Comunicazione e catastrofi
D. – Questa sentenza pone anche un problema: quello di saper comunicare di fronte a rischi e catastrofi ambientali…
R. – Io trovo che la comunicazione, la stampa, i media abbiano una responsabilità perché la ricerca, che spesso si fa da parte della stampa e dei media, è quella del sensazionalismo. Si pubblica l’articolo che in qualche modo faccia effetto “choc”, che faccia vendere le copie o che faccia discutere al di là di quello che nello specifico gli scienziati o gli esperti dicono. Quindi, un’interpretazione forzata di quello che si dice francamente credo sia un fattore importantissimo, che mette in evidenza delle responsabilità che oggi, al riguardo, non mi pare emergano e che danno poi vita a delle conseguenze devastanti, come quelle di questa sentenza. E a parer mio, c’è anche una responsabilità nel come le informazioni sono state trasferite alla società civile.
Creare una rete virtuosa
D. – Quindi, l’”optimum” sarebbe creare una sorta di rete virtuosa tra scienziati e comunicatori che sappiano evitare allarmismi, in modo che non si generi il panico in caso di notizie non rassicuranti…

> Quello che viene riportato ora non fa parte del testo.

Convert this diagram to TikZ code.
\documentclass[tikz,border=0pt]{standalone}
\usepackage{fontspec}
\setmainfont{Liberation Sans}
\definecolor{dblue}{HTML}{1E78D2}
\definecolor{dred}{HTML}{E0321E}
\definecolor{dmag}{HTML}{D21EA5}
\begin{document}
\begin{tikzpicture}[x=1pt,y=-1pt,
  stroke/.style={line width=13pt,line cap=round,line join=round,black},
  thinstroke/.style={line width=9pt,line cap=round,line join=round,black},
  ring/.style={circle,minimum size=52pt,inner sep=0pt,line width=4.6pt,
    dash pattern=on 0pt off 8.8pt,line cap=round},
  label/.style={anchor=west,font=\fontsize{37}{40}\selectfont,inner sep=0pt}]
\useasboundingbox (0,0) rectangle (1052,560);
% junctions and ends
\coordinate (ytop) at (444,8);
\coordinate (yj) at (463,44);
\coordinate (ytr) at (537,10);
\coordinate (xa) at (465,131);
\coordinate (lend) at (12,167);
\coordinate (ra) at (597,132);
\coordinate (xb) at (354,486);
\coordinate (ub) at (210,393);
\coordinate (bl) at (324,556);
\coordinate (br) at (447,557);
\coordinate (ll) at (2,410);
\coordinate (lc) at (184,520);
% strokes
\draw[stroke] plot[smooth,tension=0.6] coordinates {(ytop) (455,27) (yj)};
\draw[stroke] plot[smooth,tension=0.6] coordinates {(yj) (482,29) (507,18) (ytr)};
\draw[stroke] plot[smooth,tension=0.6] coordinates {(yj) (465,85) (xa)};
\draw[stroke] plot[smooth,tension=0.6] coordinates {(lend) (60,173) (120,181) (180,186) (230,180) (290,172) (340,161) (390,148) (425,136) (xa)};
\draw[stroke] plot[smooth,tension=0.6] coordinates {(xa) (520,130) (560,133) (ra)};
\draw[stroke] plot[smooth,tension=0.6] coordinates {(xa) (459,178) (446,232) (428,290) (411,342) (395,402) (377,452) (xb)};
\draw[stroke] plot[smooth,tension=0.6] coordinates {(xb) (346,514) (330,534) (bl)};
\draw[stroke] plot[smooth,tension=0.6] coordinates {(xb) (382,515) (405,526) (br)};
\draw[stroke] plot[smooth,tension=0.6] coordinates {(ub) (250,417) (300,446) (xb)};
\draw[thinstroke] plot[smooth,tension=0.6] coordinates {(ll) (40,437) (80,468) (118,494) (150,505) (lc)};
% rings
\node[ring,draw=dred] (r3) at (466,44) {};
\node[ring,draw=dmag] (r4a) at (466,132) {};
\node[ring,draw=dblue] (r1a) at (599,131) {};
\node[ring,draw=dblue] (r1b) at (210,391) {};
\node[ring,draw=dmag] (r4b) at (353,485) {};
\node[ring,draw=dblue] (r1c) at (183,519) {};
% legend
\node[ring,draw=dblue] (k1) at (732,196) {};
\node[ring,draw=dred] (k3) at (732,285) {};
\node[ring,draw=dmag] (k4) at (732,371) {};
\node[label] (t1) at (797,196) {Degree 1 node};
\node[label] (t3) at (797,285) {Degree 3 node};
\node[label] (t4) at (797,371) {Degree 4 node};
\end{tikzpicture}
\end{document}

R. – Esattamente. Il ruolo dell’informazione – specie in questo settore – è delicatissimo e importantissimo e ha un alto valore etico. Fare allarmismo, fare sensazionalismo è una cosa che può essere devastante. Mi consta anche per esperienza personale: quante interviste concesse a giornalisti vengono poi amplificate, vengono leggermente interpretate con più drammaticità, vengono forzate? Io ho appena dato le mie dimissioni dalla Commissione Grandi Rischi perché non ci sto a questo gioco al massacro, e come me molti altri colleghi. La conclusione qual è? Quella che un contributo di esperti o di scienziati, a tutti i livelli, venga meno. E’ ovvio che non c’è più la disponibilità di poter dare con serenità un contributo, quando si ‘viaggia’ con queste premesse.
Comunicare il rischio
D. – Dunque, evitare allarmismi ma come, invece, comunicare il rischio quando c’è questa concreta possibilità?

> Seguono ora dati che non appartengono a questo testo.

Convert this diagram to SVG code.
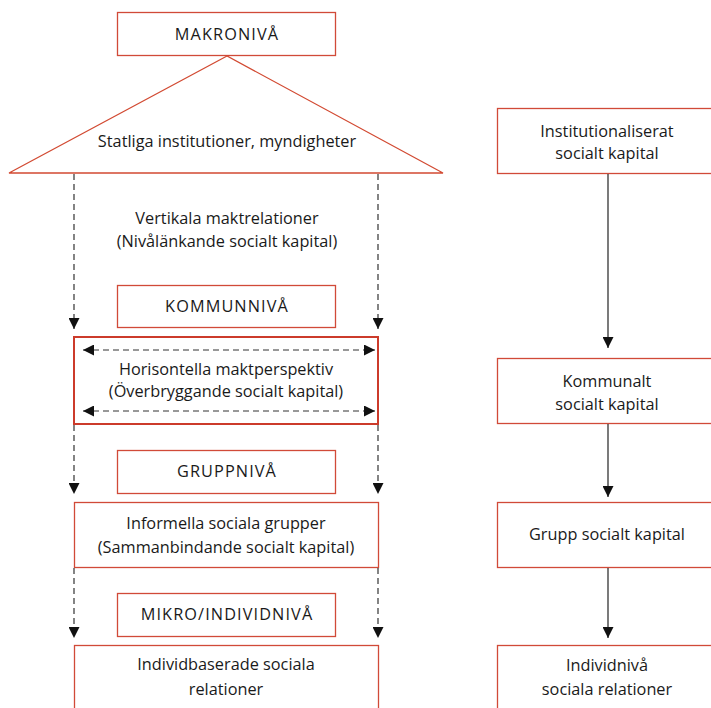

R. – Io ho avuto contatti con delle agenzie scientifiche di giornalismo. Chiedono l’intervista, fanno rileggere il testo, aspettano la conferma sui termini, la conferma sul giusto equilibrio su quello che si vuole dire: questo è il modo corretto di fare giornalismo, per dare informazione corretta. Non quella di carpire una frase, fraintenderla volutamente, forzarla. Questo provoca scompiglio. Sicuramente, c’è bisogno di un’informazione corretta, ma questo non può essere solo sulle spalle della capacità di comunicare dell’esperto o dello scienziato di turno. Va, ovviamente, fatta crescere la coscienza di colui il quale poi trasmette, a livello di stampa o a livello di media, questo tipo di informazione. Ed è un compito importantissimo, delicatissimo e di grande valore sociale. Anche etico.
Gestione del rischio
D. – Poi, per completare questo percorso di valore sociale ed etico, bisogna anche fare in modo che la popolazione si educata alla gestione del rischio…

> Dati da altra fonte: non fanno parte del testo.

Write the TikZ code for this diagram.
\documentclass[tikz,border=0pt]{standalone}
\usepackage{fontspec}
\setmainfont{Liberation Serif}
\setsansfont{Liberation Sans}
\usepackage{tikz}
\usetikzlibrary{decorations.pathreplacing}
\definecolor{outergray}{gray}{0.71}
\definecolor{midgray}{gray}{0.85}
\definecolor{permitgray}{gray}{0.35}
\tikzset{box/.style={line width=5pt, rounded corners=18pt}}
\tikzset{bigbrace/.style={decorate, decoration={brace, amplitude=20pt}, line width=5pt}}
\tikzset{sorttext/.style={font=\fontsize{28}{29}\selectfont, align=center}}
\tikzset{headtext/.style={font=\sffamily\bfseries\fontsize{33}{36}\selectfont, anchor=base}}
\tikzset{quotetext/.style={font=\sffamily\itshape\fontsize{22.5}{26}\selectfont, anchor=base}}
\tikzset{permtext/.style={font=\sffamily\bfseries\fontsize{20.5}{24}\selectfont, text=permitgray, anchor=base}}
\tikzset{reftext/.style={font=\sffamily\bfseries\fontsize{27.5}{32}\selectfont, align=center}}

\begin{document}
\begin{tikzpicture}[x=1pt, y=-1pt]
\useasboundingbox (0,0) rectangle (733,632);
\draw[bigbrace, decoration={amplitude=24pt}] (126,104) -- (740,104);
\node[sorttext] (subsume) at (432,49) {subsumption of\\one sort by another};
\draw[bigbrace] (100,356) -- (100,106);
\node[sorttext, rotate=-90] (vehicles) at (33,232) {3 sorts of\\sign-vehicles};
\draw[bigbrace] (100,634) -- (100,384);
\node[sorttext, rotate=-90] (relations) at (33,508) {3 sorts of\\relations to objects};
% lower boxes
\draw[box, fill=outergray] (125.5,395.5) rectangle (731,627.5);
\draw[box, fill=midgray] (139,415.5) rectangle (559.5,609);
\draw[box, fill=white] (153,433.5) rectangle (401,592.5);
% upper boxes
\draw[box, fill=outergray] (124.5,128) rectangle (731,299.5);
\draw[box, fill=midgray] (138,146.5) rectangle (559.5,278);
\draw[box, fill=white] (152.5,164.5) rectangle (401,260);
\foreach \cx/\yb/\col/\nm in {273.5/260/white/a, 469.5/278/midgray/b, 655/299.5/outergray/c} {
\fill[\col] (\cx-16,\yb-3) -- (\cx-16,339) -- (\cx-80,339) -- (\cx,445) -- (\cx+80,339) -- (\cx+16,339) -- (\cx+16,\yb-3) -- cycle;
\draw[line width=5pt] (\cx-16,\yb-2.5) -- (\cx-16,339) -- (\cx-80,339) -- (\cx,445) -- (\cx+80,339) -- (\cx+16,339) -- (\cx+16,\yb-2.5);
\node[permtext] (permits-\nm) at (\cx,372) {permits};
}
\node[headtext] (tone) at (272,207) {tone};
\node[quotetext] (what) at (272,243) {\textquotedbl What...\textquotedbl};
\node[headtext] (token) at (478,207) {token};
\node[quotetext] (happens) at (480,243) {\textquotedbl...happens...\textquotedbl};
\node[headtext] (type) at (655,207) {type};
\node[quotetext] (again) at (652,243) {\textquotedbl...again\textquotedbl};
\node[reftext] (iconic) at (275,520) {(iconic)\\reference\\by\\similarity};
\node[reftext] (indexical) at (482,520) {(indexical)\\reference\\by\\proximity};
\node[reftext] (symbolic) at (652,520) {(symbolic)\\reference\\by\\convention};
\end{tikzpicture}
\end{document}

R. – Tutti i cittadini d’Italia vivono per oltre il 75% in case che non sono progettate per resistere ad eventi sismici e vivono in zone al 75-80% a rischio sismico. E lo dice la legge, perché sono tutte zone a rischio sismico, dove c’è un’accelerazione attesa in un certo numero di anni. Che non sono forse tutti informati di questo? E cosa si fa?
Valutazioni degli scienziati
D. – Un punto centrale, cruciale è che gli scienziati esprimono pareri, valutazioni in buona fede…
R. – …”e gratuitamente, perché questo va detto. Perché anche questa è un’informazione che sta passando e che è errata. Ieri, ho sentito una dichiarazione, in televisione, di un parente di una vittima che ovviamente ha tutta la mia solidarietà ma che non può pensare che la colpa sia dell’esperto di turno. Sia chiaro che tutto quello che noi del settore scientifico forniamo, lo forniamo sempre gratuitamente, per un senso civico, etico, che ci sollecita a dare un giudizio su certi fattori. Io non voglio entrare nel merito della sentenza. Diciamo anche che mancano delle leggi. Diciamo anche che i giudici si sono trovati in un vuoto legislativo”.
Gap legislativo
“Ognuno deve fare la sua parte: la politica deve legiferare. In altri Paesi, come negli Stati Uniti, quando si danno delle indicazioni scientifiche da parte di esperti, scienziati, tecnici in emergenza, non si è soggetti a procedimenti di questo tipo, perché se ne capisce la delicatezza. Noi abbiamo un gap legislativo e i politici devono fare la loro parte. Abbiamo un gap d’informazione: la stampa non deve cercare sensazionalismi, deve dare l’informazione corretta. E poi la scienza farà la sua parte”.